╭─ Data lines
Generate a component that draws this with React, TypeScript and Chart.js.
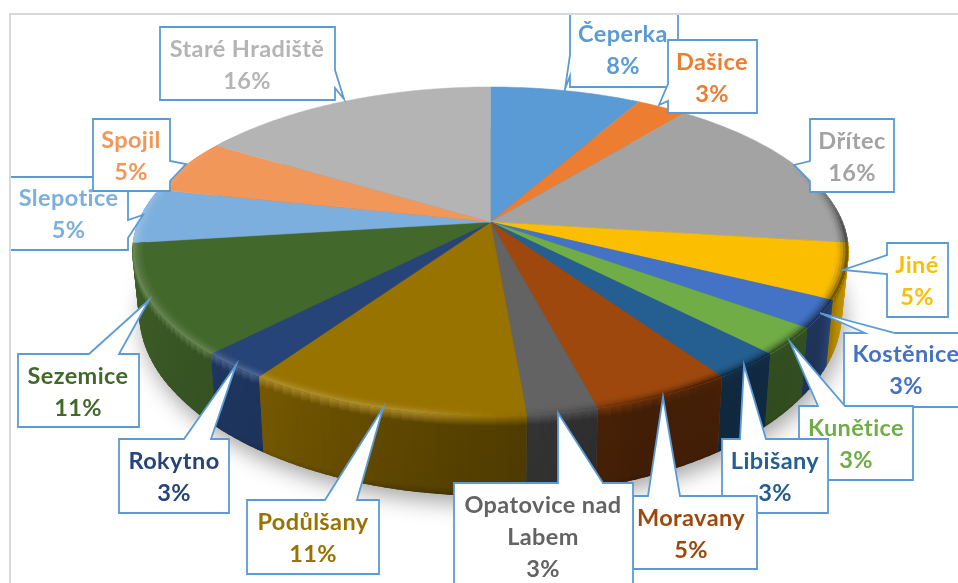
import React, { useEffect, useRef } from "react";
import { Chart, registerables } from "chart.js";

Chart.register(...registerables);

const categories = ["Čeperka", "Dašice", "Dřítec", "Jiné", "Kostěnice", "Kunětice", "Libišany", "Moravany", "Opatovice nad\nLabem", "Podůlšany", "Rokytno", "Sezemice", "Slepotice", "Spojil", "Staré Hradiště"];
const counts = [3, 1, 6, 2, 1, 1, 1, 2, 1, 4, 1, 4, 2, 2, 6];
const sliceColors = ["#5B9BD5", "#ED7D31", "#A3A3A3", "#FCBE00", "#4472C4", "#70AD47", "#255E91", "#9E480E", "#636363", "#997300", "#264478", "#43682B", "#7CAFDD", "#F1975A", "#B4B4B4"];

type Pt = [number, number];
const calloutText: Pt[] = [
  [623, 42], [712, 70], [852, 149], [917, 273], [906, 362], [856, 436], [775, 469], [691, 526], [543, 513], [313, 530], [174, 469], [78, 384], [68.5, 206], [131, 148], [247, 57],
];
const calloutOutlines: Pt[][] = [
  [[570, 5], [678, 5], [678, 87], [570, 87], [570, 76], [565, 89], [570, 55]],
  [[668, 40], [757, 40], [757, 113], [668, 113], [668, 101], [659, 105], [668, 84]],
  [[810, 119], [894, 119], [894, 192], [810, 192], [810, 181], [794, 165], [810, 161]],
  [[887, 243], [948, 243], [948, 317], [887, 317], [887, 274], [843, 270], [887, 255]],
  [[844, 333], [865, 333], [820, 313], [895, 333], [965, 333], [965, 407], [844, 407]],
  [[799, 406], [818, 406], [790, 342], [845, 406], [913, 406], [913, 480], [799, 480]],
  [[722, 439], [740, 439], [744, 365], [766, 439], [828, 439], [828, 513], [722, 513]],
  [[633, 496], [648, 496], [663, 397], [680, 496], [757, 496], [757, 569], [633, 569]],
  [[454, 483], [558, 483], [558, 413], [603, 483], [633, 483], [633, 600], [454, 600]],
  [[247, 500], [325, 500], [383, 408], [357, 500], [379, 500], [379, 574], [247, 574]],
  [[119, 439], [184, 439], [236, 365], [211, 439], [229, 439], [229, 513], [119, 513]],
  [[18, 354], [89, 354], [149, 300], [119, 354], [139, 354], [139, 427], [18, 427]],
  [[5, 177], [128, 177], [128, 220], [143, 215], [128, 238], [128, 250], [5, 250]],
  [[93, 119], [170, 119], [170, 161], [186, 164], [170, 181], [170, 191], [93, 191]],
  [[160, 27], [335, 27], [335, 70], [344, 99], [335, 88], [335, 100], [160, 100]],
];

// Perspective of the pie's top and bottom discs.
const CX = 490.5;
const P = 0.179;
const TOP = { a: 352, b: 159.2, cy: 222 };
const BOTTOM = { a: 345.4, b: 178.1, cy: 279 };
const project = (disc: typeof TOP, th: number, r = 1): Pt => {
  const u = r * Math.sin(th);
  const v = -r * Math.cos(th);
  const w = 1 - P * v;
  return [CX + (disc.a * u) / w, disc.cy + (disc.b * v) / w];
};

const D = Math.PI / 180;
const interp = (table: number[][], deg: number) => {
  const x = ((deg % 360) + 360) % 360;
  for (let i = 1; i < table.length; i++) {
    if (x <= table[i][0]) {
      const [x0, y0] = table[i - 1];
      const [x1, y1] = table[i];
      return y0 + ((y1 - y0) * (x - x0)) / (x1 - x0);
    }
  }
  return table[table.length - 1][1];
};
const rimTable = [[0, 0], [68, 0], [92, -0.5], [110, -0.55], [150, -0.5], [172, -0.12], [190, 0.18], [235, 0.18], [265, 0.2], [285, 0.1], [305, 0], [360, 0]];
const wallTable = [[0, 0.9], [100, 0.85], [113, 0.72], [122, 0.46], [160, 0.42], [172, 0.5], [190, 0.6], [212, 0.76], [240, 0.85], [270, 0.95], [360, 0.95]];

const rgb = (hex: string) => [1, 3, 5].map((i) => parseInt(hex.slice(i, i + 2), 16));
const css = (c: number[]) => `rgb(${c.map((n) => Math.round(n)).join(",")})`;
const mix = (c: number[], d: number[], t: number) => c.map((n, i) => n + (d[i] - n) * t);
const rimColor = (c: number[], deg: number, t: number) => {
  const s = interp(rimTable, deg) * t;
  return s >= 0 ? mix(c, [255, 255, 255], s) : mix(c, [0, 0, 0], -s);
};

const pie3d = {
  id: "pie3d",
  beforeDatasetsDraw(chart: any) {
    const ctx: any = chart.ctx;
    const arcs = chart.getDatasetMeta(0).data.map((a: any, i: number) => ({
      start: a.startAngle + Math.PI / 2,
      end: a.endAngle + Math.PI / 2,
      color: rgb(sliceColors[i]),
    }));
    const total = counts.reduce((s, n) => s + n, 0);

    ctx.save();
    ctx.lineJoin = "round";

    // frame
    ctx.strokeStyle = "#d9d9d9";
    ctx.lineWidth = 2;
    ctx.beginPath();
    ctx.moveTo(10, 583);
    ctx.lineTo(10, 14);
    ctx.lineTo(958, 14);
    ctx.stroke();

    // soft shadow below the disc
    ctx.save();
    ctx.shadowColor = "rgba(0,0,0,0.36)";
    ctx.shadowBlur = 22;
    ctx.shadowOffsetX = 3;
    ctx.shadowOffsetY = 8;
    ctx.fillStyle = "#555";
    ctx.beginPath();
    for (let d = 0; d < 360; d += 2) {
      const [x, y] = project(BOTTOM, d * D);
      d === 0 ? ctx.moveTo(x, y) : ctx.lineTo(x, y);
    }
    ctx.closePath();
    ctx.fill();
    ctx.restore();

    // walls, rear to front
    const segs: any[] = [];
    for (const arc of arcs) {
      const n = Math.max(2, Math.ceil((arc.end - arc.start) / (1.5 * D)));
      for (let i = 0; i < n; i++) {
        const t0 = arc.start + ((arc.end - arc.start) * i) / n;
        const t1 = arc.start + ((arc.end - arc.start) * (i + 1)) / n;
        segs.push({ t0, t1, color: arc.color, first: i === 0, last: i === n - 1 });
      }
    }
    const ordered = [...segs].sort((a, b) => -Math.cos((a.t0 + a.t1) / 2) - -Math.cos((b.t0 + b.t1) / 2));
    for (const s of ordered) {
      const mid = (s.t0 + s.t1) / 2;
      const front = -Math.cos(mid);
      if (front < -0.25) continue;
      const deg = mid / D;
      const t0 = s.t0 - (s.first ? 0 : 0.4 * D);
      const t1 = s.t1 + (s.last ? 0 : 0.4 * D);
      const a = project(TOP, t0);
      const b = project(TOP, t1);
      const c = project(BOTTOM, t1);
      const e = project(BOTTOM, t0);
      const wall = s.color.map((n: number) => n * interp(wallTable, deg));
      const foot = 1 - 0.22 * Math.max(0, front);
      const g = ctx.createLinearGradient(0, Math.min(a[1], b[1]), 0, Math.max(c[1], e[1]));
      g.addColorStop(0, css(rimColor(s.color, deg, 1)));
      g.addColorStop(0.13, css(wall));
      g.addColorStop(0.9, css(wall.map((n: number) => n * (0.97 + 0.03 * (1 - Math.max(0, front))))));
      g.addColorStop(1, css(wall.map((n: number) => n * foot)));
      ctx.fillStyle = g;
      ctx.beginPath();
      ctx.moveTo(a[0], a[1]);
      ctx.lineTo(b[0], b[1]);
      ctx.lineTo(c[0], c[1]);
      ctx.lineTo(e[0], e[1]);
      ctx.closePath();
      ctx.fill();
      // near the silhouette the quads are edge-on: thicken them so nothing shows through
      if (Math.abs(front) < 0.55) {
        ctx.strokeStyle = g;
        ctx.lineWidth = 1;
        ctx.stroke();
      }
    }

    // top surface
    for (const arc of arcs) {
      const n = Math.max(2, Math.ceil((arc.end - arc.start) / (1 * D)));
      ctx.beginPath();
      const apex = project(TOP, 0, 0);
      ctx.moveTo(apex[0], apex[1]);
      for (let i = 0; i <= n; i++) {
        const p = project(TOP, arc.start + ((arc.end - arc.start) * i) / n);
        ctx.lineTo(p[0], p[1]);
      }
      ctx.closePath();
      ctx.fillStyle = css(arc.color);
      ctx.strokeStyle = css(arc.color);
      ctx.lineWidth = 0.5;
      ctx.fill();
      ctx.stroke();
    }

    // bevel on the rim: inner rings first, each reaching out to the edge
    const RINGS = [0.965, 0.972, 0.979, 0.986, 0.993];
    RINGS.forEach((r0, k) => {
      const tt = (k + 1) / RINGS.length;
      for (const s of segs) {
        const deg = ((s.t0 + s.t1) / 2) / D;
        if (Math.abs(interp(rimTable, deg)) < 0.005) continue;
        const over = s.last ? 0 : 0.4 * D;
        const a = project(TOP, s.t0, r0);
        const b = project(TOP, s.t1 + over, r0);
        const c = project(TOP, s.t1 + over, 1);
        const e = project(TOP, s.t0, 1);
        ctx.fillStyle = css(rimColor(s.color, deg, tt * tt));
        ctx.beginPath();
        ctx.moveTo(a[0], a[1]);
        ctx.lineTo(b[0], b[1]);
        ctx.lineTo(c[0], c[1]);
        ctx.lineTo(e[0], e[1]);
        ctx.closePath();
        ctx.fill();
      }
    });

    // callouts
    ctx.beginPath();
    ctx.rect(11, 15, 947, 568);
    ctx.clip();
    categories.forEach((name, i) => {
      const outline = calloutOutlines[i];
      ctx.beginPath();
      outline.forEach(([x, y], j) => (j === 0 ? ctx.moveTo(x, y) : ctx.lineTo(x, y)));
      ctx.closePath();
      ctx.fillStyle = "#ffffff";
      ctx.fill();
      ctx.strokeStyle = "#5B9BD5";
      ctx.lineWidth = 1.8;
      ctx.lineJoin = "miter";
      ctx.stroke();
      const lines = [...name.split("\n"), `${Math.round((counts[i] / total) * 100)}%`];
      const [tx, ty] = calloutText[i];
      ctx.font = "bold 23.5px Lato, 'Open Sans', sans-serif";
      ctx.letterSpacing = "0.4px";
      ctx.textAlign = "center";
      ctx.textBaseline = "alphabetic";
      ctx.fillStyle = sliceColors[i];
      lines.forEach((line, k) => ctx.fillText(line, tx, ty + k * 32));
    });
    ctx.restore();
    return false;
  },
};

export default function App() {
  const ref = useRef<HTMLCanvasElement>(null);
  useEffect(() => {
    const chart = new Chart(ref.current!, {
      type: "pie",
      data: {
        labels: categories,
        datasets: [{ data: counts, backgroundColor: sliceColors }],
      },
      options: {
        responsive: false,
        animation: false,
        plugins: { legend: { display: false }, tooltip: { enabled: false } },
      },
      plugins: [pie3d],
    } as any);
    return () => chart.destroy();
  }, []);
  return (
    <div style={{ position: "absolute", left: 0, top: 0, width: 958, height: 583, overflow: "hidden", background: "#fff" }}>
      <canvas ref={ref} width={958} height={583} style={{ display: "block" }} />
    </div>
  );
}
╰─
Written problem =>
Read through the data and copy every line where "React" shows up.

Output =>
Generate a component that draws this with React, TypeScript and Chart.js.
import React, { useEffect, useRef } from "react";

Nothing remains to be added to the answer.